Gamboru (Nigeria) (AFP) - Chad said Wednesday it inflicted heavy losses
on Nigeria's Boko Haram, killing "over 200" Islamist militants in a
border town that it wrested from the rebels in a ground offensive.
Nine Chadian soldiers were also
killed and 21 injured Tuesday in Gamboru as regional forces took the
fight against the insurgents on to Nigerian soil for the first time, the
Chadian army said.
"This
toll is provisional," the Chadian military said in a statement, adding
that troops were still combing the town on Nigeria's border with
Cameroon for lingering rebel elements.
Around
2,000 Chadian troops backed by armoured vehicles poured across the
border into Gamboru on Tuesday after the African Union last week backed a
regional force to take on the extremists.
The
sound of automatic gunfire could heard Wednesday in the town, which has
been abandoned by residents after a barrage of air strikes by Chad in
the run-up to its offensive, an AFP journalist reported.
While
the operation in Gamboru continued, the town of Fotokol on the other
side of the border, in Cameroon, came under fresh attack from the
jihadists.
"The guys (Boko
Haram) entered this morning.
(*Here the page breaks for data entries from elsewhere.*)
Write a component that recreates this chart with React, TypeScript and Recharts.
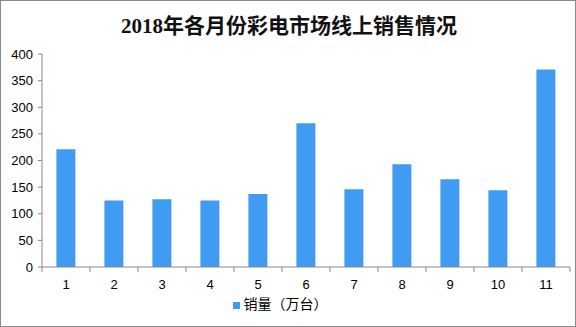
import React from "react";
import { BarChart, Bar, XAxis, YAxis, Legend } from "recharts";

const months = ["1", "2", "3", "4", "5", "6", "7", "8", "9", "10", "11"];
const sales = [221, 125, 127, 125, 137, 270, 146, 193, 165, 144, 371];
const yTicks = [0, 50, 100, 150, 200, 250, 300, 350, 400];
const seriesName = "销量（万台）";
const title = "2018年各月份彩电市场线上销售情况";

const data = months.map((m, i) => ({ month: m, value: sales[i] }));

const AXIS = "#888888";
const BAR = "#3F9CF0";

const XTick = (props: any) => {
  const { x, y, payload, index, visibleTicksCount } = props;
  const off = payload && payload.offset ? payload.offset : 24;
  const last = index === (visibleTicksCount ?? months.length) - 1;
  return (
    <g>
      <line x1={x - off} x2={x - off} y1={y} y2={y + 5} stroke={AXIS} />
      {last && <line x1={x + off} x2={x + off} y1={y} y2={y + 5} stroke={AXIS} />}
      <text
        x={x}
        y={y + 22}
        textAnchor="middle"
        fill="#000"
        style={{ fontFamily: "'Liberation Sans', Arial, sans-serif", fontSize: 13 }}
      >
        {payload.value}
      </text>
    </g>
  );
};

export default function App() {
  return (
    <div
      style={{
        position: "absolute",
        left: 0,
        top: 0,
        width: 576,
        height: 327,
        boxSizing: "border-box",
        border: "1px solid #8a8a8a",
        background: "#fff",
      }}
    >
      <div
        style={{
          position: "absolute",
          left: 0,
          top: 11,
          width: 576,
          textAlign: "center",
          fontFamily: "'Liberation Serif', 'Noto Sans CJK SC', serif",
          fontSize: 21,
          fontWeight: "bold",
          color: "#111",
          lineHeight: "28px",
        }}
      >
        {title}
      </div>
      <div style={{ position: "absolute", left: -1, top: -1 }}>
        <BarChart
          width={576}
          height={327}
          data={data}
          margin={{ top: 54, right: 6, left: 0, bottom: 4 }}
          barCategoryGap="30%"
        >
          <XAxis
            dataKey="month"
            height={30}
            tickSize={0}
            tickMargin={0}
            tickLine={false}
            axisLine={{ stroke: AXIS }}
            tick={<XTick />}
            interval={0}
          />
          <YAxis
            width={42}
            domain={[0, 400]}
            ticks={yTicks}
            tickSize={4}
            tickMargin={5}
            axisLine={{ stroke: AXIS }}
            tickLine={{ stroke: AXIS }}
            tick={{ fill: "#000", fontSize: 13, fontFamily: "'Liberation Sans', Arial, sans-serif" }}
            interval={0}
          />
          <Legend
            iconType="square"
            iconSize={7}
            wrapperStyle={{
              top: 290,
              bottom: "auto",
              height: 26,
              fontFamily: "'Noto Sans CJK SC', sans-serif",
              fontSize: 14,
              lineHeight: "26px",
            }}
            formatter={(v: any) => <span style={{ color: "#000" }}>{v}</span>}
          />
          <Bar dataKey="value" name={seriesName} fill={BAR} isAnimationActive={false} />
        </BarChart>
      </div>
    </div>
  );
}
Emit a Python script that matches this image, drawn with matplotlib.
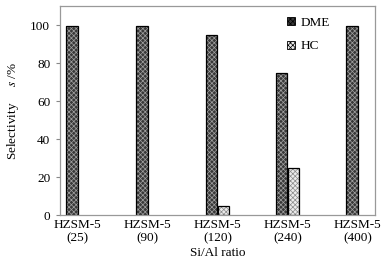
import numpy as np
import matplotlib
matplotlib.use("Agg")
import matplotlib.pyplot as plt
from matplotlib.patches import Patch

categories = ["HZSM-5\n(25)", "HZSM-5\n(90)", "HZSM-5\n(120)", "HZSM-5\n(240)", "HZSM-5\n(400)"]
dme = [99.5, 99.5, 95.0, 74.5, 99.5]
hc = [0.0, 0.0, 4.5, 25.0, 0.0]

plt.rcParams["font.family"] = ["Liberation Serif", "DejaVu Serif"]
plt.rcParams["mathtext.fontset"] = "stix"
plt.rcParams["font.size"] = 9.5
plt.rcParams["hatch.linewidth"] = 0.5

fig = plt.figure(figsize=(3.87, 2.64), dpi=100)
ax = fig.add_axes([60 / 387, 1 - 215 / 264, 315 / 387, 209 / 264])

x = np.arange(len(categories))
w = 0.16

# DME: dark fill with fine light hatch, then black outline
ax.bar(x - w / 2, dme, w, color="#383838", hatch="xxxxxxx", edgecolor="#a0a0a0", linewidth=0)
ax.bar(x - w / 2, dme, w, fill=False, edgecolor="black", linewidth=0.9)

# HC: light fill with gray hatch (zero values not drawn)
hc_arr = np.array(hc)
hc_mask = hc_arr > 0
ax.bar(x[hc_mask] + w / 2, hc_arr[hc_mask], w, color="#ececec",
       hatch="xxxxxxx", edgecolor="#8a8a8a", linewidth=0)
ax.bar(x[hc_mask] + w / 2, hc_arr[hc_mask], w, fill=False,
       edgecolor="black", linewidth=0.9)

ax.set_xlim(-0.25, 4.25)
ax.set_ylim(0, 110)
ax.set_yticks([0, 20, 40, 60, 80, 100])
ax.set_xticks(x)
ax.set_xticklabels(categories, fontsize=9.5, linespacing=1.1)
ax.tick_params(axis="x", length=0, pad=3)
ax.tick_params(axis="y", direction="out", length=3, width=0.8, color="#888888",
               pad=4, labelsize=9.5)

for s in ax.spines.values():
    s.set_color("#999999")
    s.set_linewidth(0.9)

ax.set_ylabel(r"Selectivity     $\mathit{s}$ /%", fontsize=9.5, labelpad=7)
ax.set_xlabel("Si/Al ratio", fontsize=9.5, labelpad=2)

handles = [
    Patch(facecolor="#383838", edgecolor="black", hatch="xxxxxxx", linewidth=0.6),
    Patch(facecolor="#ececec", edgecolor="black", hatch="xxxxxxx", linewidth=0.6),
]
ax.legend(handles, ["DME", "HC"], loc="upper left", bbox_to_anchor=(0.705, 0.975),
          frameon=False, handlelength=0.6, handleheight=0.6, handletextpad=0.4,
          labelspacing=0.9, fontsize=9.5, borderaxespad=0)

fig.savefig("out.png", dpi=100)
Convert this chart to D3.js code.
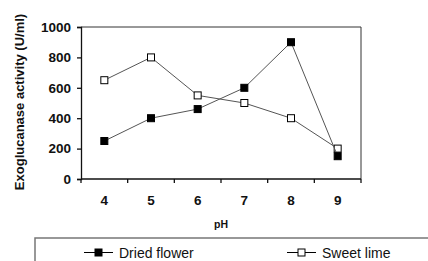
<!DOCTYPE html>
<html>
<head>
  <meta charset="utf-8">
  <script src="https://d3js.org/d3.v7.min.js"></script>
  <style>
    body { margin: 0; background: #fff; }
    svg { display: block; font-family: 'Liberation Sans', Arial, sans-serif; }
  </style>
</head>
<body>
<script>
  // data
  var phLevels = ["4", "5", "6", "7", "8", "9"];
  var driedFlower = [250, 400, 460, 600, 900, 150];
  var sweetLime = [650, 800, 550, 500, 400, 200];
  var yTicks = [0, 200, 400, 600, 800, 1000];

  var W = 428, H = 261;
  var plot = {left: 81, top: 27, right: 361, bottom: 179};

  var svg = d3.select("body").append("svg")
      .attr("width", W)
      .attr("height", H);

  var x = d3.scaleBand().domain(phLevels).range([plot.left, plot.right]);
  var y = d3.scaleLinear().domain([0, 1000]).range([plot.bottom, plot.top]);

  // frame (top + right)
  svg.append("path")
    .attr("d", "M" + plot.left + "," + plot.top + "H" + plot.right + "V" + plot.bottom)
    .attr("fill", "none")
    .attr("stroke", "#333")
    .attr("stroke-width", 1);

  // y axis
  var yAxis = svg.append("g")
      .attr("transform", "translate(" + plot.left + ",0)")
      .call(d3.axisLeft(y).tickValues(yTicks).tickFormat(d3.format("d")).tickSize(4).tickPadding(6));
  yAxis.select(".domain").attr("stroke", "#111").attr("stroke-width", 1.3);
  yAxis.selectAll(".tick line").attr("stroke", "#111").attr("stroke-width", 1.3);
  yAxis.selectAll("text")
    .attr("font-size", "13.5px")
    .attr("font-weight", "bold")
    .attr("fill", "#111");

  // x axis, ticks on band edges
  var xAxis = svg.append("g")
      .attr("transform", "translate(0," + plot.bottom + ")");
  xAxis.append("line")
    .attr("x1", plot.left).attr("x2", plot.right)
    .attr("stroke", "#111").attr("stroke-width", 1.3);
  var edges = phLevels.map(function(d) { return x(d); }).concat([plot.right]);
  xAxis.selectAll(".edge").data(edges).enter().append("line")
    .attr("x1", function(d) { return d; })
    .attr("x2", function(d) { return d; })
    .attr("y1", 0).attr("y2", 4)
    .attr("stroke", "#111").attr("stroke-width", 1.3);
  xAxis.selectAll(".lbl").data(phLevels).enter().append("text")
    .attr("x", function(d) { return x(d) + x.bandwidth() / 2; })
    .attr("y", 26)
    .attr("text-anchor", "middle")
    .attr("font-size", "13.5px")
    .attr("font-weight", "bold")
    .attr("fill", "#111")
    .text(function(d) { return d; });

  // axis titles
  svg.append("text")
    .attr("transform", "translate(24,102) rotate(-90)")
    .attr("text-anchor", "middle")
    .attr("font-size", "13px")
    .attr("font-weight", "bold")
    .attr("fill", "#111")
    .text("Exoglucanase activity (U/ml)");
  svg.append("text")
    .attr("x", 221).attr("y", 228)
    .attr("text-anchor", "middle")
    .attr("font-size", "10.5px")
    .attr("font-weight", "bold")
    .attr("fill", "#111")
    .text("pH");

  var cx = function(d, i) { return x(phLevels[i]) + x.bandwidth() / 2; };
  var line = d3.line()
      .x(function(d, i) { return cx(d, i); })
      .y(function(d) { return y(d); });

  function drawSeries(values, fill) {
    svg.append("path")
      .datum(values)
      .attr("d", line)
      .attr("fill", "none")
      .attr("stroke", "#555")
      .attr("stroke-width", 1);
    svg.selectAll(null).data(values).enter().append("rect")
      .attr("x", function(d, i) { return cx(d, i) - 3.5; })
      .attr("y", function(d) { return y(d) - 3.5; })
      .attr("width", 7).attr("height", 7)
      .attr("fill", fill)
      .attr("stroke", "#000")
      .attr("stroke-width", 1);
  }
  drawSeries(sweetLime, "#fff");
  drawSeries(driedFlower, "#000");

  // legend box
  svg.append("path")
    .attr("d", "M35," + H + "V238H" + W)
    .attr("fill", "none")
    .attr("stroke", "#777")
    .attr("stroke-width", 1.5);

  var legendItems = [
    {name: "Dried flower", fill: "#000", x0: 84},
    {name: "Sweet lime", fill: "#fff", x0: 287}
  ];
  var lg = svg.selectAll(".lg").data(legendItems).enter().append("g")
      .attr("transform", function(d) { return "translate(" + d.x0 + ",252.5)"; });
  lg.append("line")
    .attr("x1", 0).attr("x2", 29)
    .attr("stroke", "#000").attr("stroke-width", 1);
  lg.append("rect")
    .attr("x", 11).attr("y", -3.5)
    .attr("width", 7).attr("height", 7)
    .attr("fill", function(d) { return d.fill; })
    .attr("stroke", "#000");
  lg.append("text")
    .attr("x", 35).attr("y", 5)
    .attr("font-size", "14px")
    .attr("fill", "#111")
    .text(function(d) { return d.name; });
</script>
</body>
</html>
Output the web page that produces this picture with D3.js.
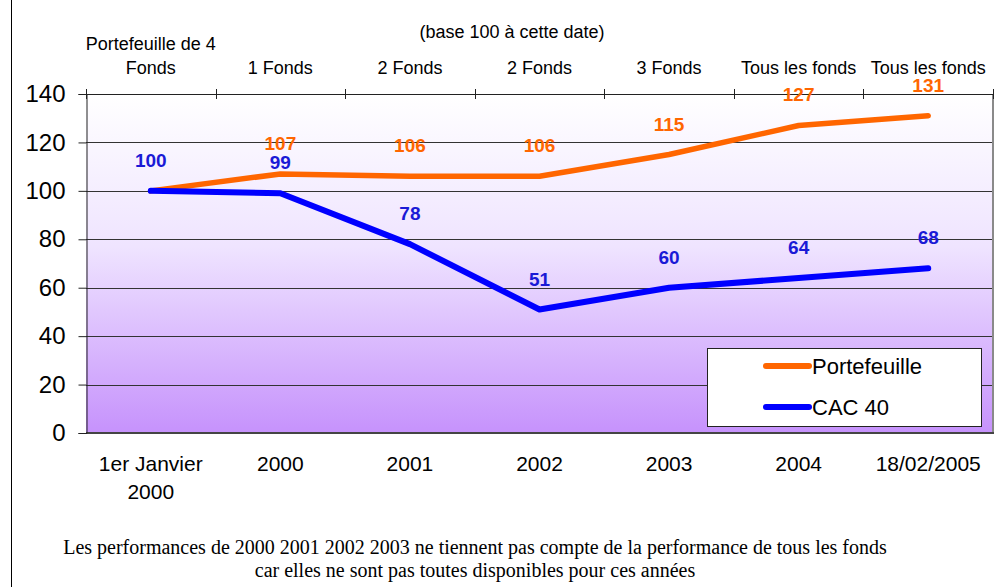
<!DOCTYPE html>
<html>
<head>
<meta charset="utf-8">
<script src="https://cdn.jsdelivr.net/npm/d3@7.9.0/dist/d3.min.js"></script>
<style>
  body { margin: 0; background: #fff; }
  svg { display: block; font-family: Arial, "Liberation Sans", sans-serif; }
</style>
</head>
<body>
<svg id="chart" width="999" height="587"></svg>
<script>
// categories (bottom) and fund counts (top)
const dates = [["1er Janvier", "2000"], ["2000"], ["2001"], ["2002"], ["2003"], ["2004"], ["18/02/2005"]];
const fundCounts = [["Portefeuille de 4", "Fonds"], ["1 Fonds"], ["2 Fonds"], ["2 Fonds"], ["3 Fonds"], ["Tous les fonds"], ["Tous les fonds"]];
const portefeuille = [100, 107, 106, 106, 115, 127, 131];
const cac40 = [100, 99, 78, 51, 60, 64, 68];
const yTicks = [0, 20, 40, 60, 80, 100, 120, 140];
const footnote = [
  "Les performances de 2000 2001 2002 2003 ne tiennent pas compte de la performance de tous les fonds",
  "car elles ne sont pas toutes disponibles pour ces années"
];

const svg = d3.select("#chart");
const pLeft = 86, pRight = 993, pTop = 94, pBottom = 433;

const x = d3.scaleBand().domain(d3.range(dates.length)).range([pLeft, pRight]);
const y = d3.scaleLinear().domain([0, 140]).range([pBottom, pTop]);
const cx = i => x(i) + x.bandwidth() / 2;

// page border on the left
svg.append("line").attr("x1", 11.5).attr("x2", 11.5).attr("y1", 0).attr("y2", 587)
  .attr("stroke", "#000").attr("stroke-width", 1);

// plot background gradient
const grad = svg.append("defs").append("linearGradient")
  .attr("id", "bg").attr("x1", 0).attr("x2", 0).attr("y1", 0).attr("y2", 1);
grad.append("stop").attr("offset", "0%").attr("stop-color", "#ffffff");
grad.append("stop").attr("offset", "45%").attr("stop-color", "#efe4ff");
grad.append("stop").attr("offset", "100%").attr("stop-color", "#c692fc");

svg.append("rect").attr("x", pLeft).attr("y", pTop)
  .attr("width", pRight - pLeft).attr("height", pBottom - pTop)
  .attr("fill", "url(#bg)");

// gridlines
svg.append("g").selectAll("line").data(yTicks.filter(d => d > 0 && d < 140)).join("line")
  .attr("x1", pLeft).attr("x2", pRight)
  .attr("y1", d => Math.round(y(d)) + 0.5).attr("y2", d => Math.round(y(d)) + 0.5)
  .attr("stroke", "#333").attr("stroke-width", 1);

// right + bottom borders (grey)
svg.append("line").attr("x1", pRight).attr("x2", pRight).attr("y1", pTop).attr("y2", pBottom + 1)
  .attr("stroke", "#8a8a8a").attr("stroke-width", 2);
svg.append("line").attr("x1", pLeft).attr("x2", pRight + 1).attr("y1", pBottom).attr("y2", pBottom)
  .attr("stroke", "#444").attr("stroke-width", 2);

// y axis
const yAxis = svg.append("g").attr("transform", `translate(${pLeft + 0.5},0)`)
  .call(d3.axisLeft(y).tickValues(yTicks).tickSize(8).tickPadding(13).tickFormat(d3.format("d")));
yAxis.select(".domain").attr("stroke", "#222");
yAxis.selectAll(".tick line").attr("stroke", "#222");
yAxis.selectAll("text").attr("font-size", 24).attr("fill", "#000")
  .attr("font-family", "Arial, 'Liberation Sans', sans-serif");

// top axis with ticks crossing
const topG = svg.append("g");
topG.append("line").attr("x1", pLeft).attr("x2", pRight).attr("y1", pTop + 0.5).attr("y2", pTop + 0.5)
  .attr("stroke", "#222");
topG.selectAll("line.tk").data(d3.range(dates.length + 1)).join("line").attr("class", "tk")
  .attr("x1", i => Math.round(pLeft + i * x.step()) + 0.5).attr("x2", i => Math.round(pLeft + i * x.step()) + 0.5)
  .attr("y1", pTop - 5).attr("y2", pTop + 5).attr("stroke", "#222");

// top labels
topG.selectAll("text.fc").data(fundCounts).join("text").attr("class", "fc")
  .attr("text-anchor", "middle").attr("font-size", 18).attr("fill", "#000")
  .each(function(d, i) {
    const t = d3.select(this);
    d.forEach((s, k) => {
      t.append("tspan").attr("x", cx(i)).attr("y", 74 - (d.length - 1 - k) * 24).text(s);
    });
  });

svg.append("text").attr("x", 512).attr("y", 38).attr("text-anchor", "middle")
  .attr("font-size", 18).text("(base 100 à cette date)");

// bottom labels
svg.append("g").selectAll("text").data(dates).join("text")
  .attr("text-anchor", "middle").attr("font-size", 21).attr("fill", "#000")
  .each(function(d, i) {
    const t = d3.select(this);
    d.forEach((s, k) => t.append("tspan").attr("x", cx(i)).attr("y", 471 + k * 28).text(s));
  });

// lines
const line = d3.line().x((d, i) => cx(i)).y(d => y(d));
svg.append("path").datum(portefeuille).attr("d", line).attr("fill", "none")
  .attr("stroke", "#ff6600").attr("stroke-width", 5.5).attr("stroke-linecap", "round").attr("stroke-linejoin", "round");
svg.append("path").datum(cac40).attr("d", line).attr("fill", "none")
  .attr("stroke", "#0000ff").attr("stroke-width", 6).attr("stroke-linecap", "round").attr("stroke-linejoin", "round");

// data labels (first portfolio label hidden behind the CAC one)
svg.append("g").selectAll("text").data(portefeuille.map((v, i) => [v, i]).filter(d => d[1] > 0)).join("text")
  .attr("x", d => cx(d[1])).attr("y", d => y(d[0]) - 24)
  .attr("text-anchor", "middle").attr("font-size", 19).attr("font-weight", "bold")
  .attr("fill", "#ff6600").text(d => d[0]);
svg.append("g").selectAll("text").data(cac40).join("text")
  .attr("x", (d, i) => cx(i)).attr("y", d => y(d) - 24)
  .attr("text-anchor", "middle").attr("font-size", 19).attr("font-weight", "bold")
  .attr("fill", "#1a1ad6").text(d => d);

// legend
const lg = svg.append("g");
lg.append("rect").attr("x", 707.5).attr("y", 348.5).attr("width", 274).attr("height", 78)
  .attr("fill", "#fff").attr("stroke", "#222").attr("stroke-width", 1);
const legendItems = [["Portefeuille", "#ff6600"], ["CAC 40", "#0000ff"]];
legendItems.forEach(([name, col], k) => {
  const ly = 366 + k * 41;
  lg.append("line").attr("x1", 766).attr("x2", 809).attr("y1", ly).attr("y2", ly)
    .attr("stroke", col).attr("stroke-width", 6).attr("stroke-linecap", "round");
  lg.append("text").attr("x", 812).attr("y", ly + 8).attr("font-size", 22).text(name);
});

// footnote
svg.append("g").selectAll("text").data(footnote).join("text")
  .attr("x", 475).attr("y", (d, i) => 554 + i * 23).attr("text-anchor", "middle")
  .attr("font-family", "'Liberation Serif', 'Times New Roman', serif").attr("font-size", 20)
  .text(d => d);
</script>
</body>
</html>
The fighting between them and our soldiers
is very intense," a Cameroonian security source in Fotokol told AFP by
telephone.
The Cameroonian
troops had managed to repel the attack by mid-morning, after Chadian
soldiers crossed back from Nigeria to help defend the town.
- 'Hunt them everywhere' -
In Gamboru, the clashes left
scenes of desolation, with bodies lying on the ground, houses destroyed,
shops gutted and trucks charred.
"We
have routed this band of terrorists," the commander of the Chadian
contingent Ahmat Dari told AFP Tuesday, vowing to "hunt them down
everywhere."
Nigeria's
military has drawn fierce criticism for failing to hold back the
insurgents, who have stepped up their campaign of terror in country's
northeast in the run-up to presidential and parliamentary elections on
February 14.
In recent months the group has also carried out increasing cross-border raids, threatening regional security.
Chad's
intervention reflects the growing nervousness among Nigeria's
neighbours over the prospect of Boko Haram achieving its stated aim of
carving out an Islamic caliphate on their borders.
- Nigerian sovereignty 'intact' -
Nigerian defence spokesman Chris
Olukolade denied that the presence of foreign troops on Nigerian soil
compromised the country's sovereignty.
"Nigeria's
territorial integrity remains intact," he said, claiming national
forces had "planned and are driving the present onslaught against
terrorists from all fronts in Nigeria, not the Chadian forces".
Regional forces have gone into action on several fronts.
Chadian
troops and vehicles have massed near Boko Haram-held towns along
Nigeria's border with Niger, pointing the way to another possible
cross-border operation.
"A contingent of about 400 vehicles and tanks is stationed between Mamori and Bosso," Niger's private radio Anfani reported.
- French help -
France
is supporting the operations by carrying out reconnaissance flights
over border areas of Chad and Cameroon, defence officials in Paris said.
At
least 13,000 people have been killed and more than a million forced
from their homes since Boko Haram launched an insurgency in 2009.
The group has stepped up its attacks in recent weeks, in a move believed to be aimed at disrupting the elections.
The rebels have tried, in vain, to capture the strategic northeastern town of Maiduguri twice in the past week.
On
Monday, President Goodluck Jonathan -- who is running for re-election
against a former military ruler who has vowed to defeat Boko Haram --
escaped a suspected suicide bomb attack after attending a campaign rally
in Gombe in the northeast.
Chad's President Idriss Deby sent
soldiers to Cameroon in mid-January to assist troops from Yaounde
fighting increasing rebel incursions in the country’s far northeast.
N’Djamena was already part of a long-standing regional force with Niger and Nigeria in the Lake Chad area.
But
that force had been assumed to be moribund after Boko Haram overran the
multi-national base in Baga, northern Borno state, on January 3, in an
attack that also left hundreds of civilians feared dead.